Teachers and county workers were among those staying away, those candidates said.

“Most of these folks on the Democratic side have been my friends for years, we grew up together and so, it’s a challenge,” said Guillen, the recent Republican convert and Trump endorsee, as he campaigned near the county courthouse. “They’ll call me and say ‘Hey, we’re going to stick with you, but we’re worried because we won’t be able to vote for this person.’ ”

Fred Lopez, a Democrat and family friend of Guillen’s, said he is not yet sure how he will vote, even though the sticker on the rear window of his truck says, “Con Guillen, Estamos Bien,” which translates roughly to “We are doing great with Guillen.”

“The red tide is trying to push Starr County to go red, which is going to be impossible,” he said. “The right wing and left wing are pushing to the extremes and not coming together. It’s dividing us. But a friendship is stronger than a political foe.”

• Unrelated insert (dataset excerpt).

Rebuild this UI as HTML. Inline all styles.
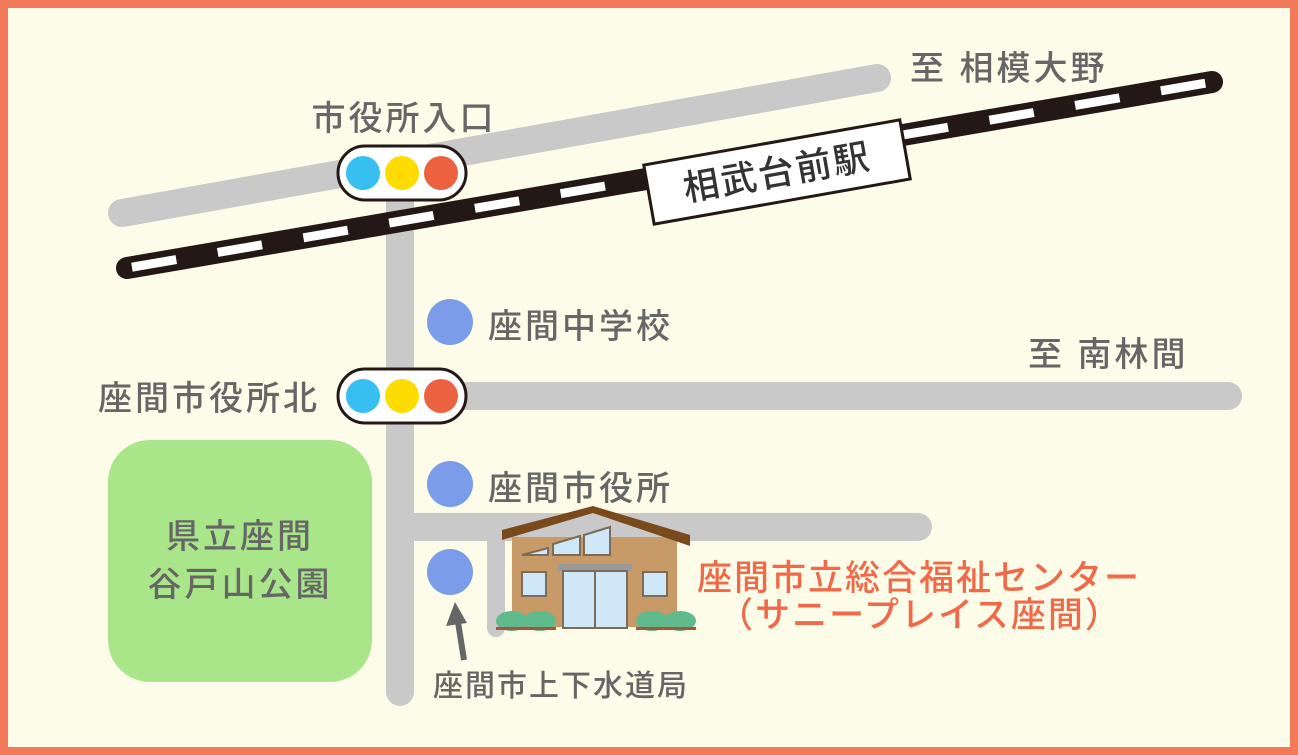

As the Republican candidates looked for converts, Jaime Alvarez pulled up in his giant black pickup, left it to idle in the street and walked over to greet Porras, the Republican county commissioner candidate. The two are longtime friends, and it was Alvarez’s brother, a Democrat, who allowed the Republicans to set up on the corner of his law office building for the election.

“I always thought we would become a two-party system, but like in 2030. It came earlier,” said Alvarez, a former Democrat county commissioner and precinct chair, chuckling. “Having two parties keeps you honest. It’s healthy. I am probably more conservative than these guys.”

Vera, who is running again for the highest office in the county, is facing a challenge from Republican Maria Yvette Hernandez, a business owner who is trying to shake up the local power structure. His daughter is running to chair the local Democratic Party.

“This county won’t flip red yet,” he says. “At least not in my lifetime.”

Republican candidate Treviño pointed over to the Democratic tent across the parking lot. That’s where his father’s first cousin, Democrat Dickie Gonzalez, was sharing a tent with Cecilia Hernandez, who was greeting voters in her quest to take Treviño on in the general election.

A first-time candidate, Hernandez is eager to breathe new life into the local party even if she was mortified by the public display when she first saw her photo on a campaign sign in town. There’s a feeling, she said, that voters in Starr County and elsewhere in the Rio Grande Valley are yearning for something different in local governance and don’t much care which letter, D or R, follows the candidate’s name.

“We haven’t had change in a long time,” Hernandez said. “It’s okay to have different people with different ideas.”

The slogan on her campaign sign: “Change is good.”